* The exercise *
From the listing below, pull each line that includes "chart".

* Available data *
________________________

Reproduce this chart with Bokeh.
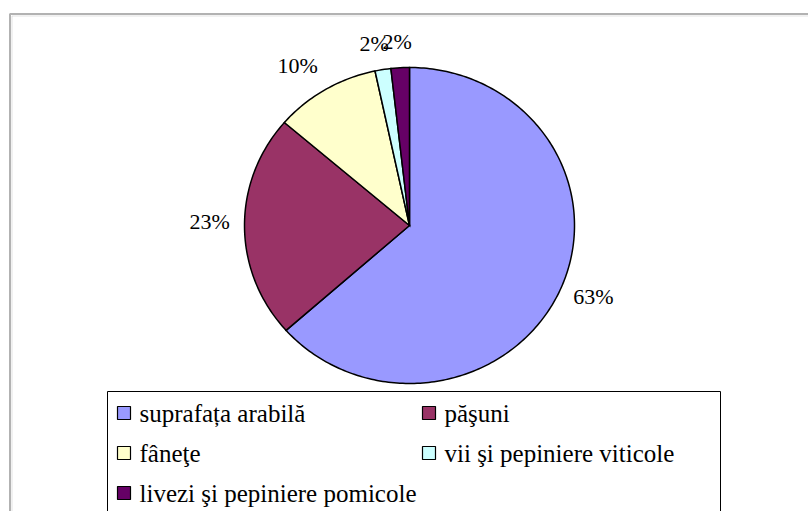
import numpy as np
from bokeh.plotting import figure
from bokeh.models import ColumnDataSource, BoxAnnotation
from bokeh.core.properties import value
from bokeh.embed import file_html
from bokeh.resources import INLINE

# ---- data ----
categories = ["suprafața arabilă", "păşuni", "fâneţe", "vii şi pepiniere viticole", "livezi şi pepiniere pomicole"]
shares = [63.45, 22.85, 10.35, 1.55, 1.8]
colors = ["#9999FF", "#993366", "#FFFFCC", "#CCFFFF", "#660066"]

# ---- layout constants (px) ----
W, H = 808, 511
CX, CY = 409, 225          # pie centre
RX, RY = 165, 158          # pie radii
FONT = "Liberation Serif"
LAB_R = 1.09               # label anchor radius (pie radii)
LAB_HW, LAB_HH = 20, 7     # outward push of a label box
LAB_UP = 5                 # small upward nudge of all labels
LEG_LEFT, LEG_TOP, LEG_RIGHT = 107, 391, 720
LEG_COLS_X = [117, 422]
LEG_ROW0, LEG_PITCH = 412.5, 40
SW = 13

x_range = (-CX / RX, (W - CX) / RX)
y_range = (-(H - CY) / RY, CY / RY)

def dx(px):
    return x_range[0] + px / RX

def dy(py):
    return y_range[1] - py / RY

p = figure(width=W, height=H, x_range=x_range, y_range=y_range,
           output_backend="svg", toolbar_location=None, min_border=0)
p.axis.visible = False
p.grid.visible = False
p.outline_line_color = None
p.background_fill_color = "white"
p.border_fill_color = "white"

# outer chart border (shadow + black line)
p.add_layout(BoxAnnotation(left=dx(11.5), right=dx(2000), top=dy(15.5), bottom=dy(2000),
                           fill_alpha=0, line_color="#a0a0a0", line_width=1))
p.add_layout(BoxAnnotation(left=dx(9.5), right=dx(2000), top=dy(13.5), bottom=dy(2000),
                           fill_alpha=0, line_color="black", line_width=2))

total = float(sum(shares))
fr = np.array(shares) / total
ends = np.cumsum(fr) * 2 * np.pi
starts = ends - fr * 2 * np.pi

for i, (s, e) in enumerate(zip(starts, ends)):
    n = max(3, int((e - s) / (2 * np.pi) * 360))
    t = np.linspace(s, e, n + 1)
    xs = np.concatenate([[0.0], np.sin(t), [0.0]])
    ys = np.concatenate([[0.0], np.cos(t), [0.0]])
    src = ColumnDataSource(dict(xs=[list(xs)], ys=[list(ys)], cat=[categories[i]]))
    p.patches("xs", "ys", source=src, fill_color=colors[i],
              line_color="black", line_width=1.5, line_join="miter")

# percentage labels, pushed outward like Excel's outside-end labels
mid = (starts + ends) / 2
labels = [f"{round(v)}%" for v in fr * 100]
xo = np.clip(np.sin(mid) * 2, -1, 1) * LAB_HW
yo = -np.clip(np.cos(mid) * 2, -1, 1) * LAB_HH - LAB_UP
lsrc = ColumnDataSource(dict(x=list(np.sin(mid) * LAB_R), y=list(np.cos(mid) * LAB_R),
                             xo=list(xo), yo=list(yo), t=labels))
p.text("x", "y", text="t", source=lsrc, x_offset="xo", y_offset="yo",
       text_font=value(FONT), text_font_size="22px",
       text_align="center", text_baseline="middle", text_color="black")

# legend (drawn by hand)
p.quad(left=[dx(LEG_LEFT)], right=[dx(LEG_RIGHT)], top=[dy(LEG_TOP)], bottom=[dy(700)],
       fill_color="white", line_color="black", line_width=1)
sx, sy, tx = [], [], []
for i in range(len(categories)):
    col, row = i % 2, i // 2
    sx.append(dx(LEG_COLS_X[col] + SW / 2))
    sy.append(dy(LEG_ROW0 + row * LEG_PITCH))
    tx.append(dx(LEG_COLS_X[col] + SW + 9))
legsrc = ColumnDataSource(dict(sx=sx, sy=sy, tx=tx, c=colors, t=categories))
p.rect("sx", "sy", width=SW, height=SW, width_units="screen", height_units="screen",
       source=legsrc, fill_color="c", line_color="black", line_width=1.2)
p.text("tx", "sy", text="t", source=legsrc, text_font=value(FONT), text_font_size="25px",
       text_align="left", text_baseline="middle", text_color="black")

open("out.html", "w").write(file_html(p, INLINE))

________________________

* Output for this exercise *
Reproduce this chart with Bokeh.
# outer chart border (shadow + black line)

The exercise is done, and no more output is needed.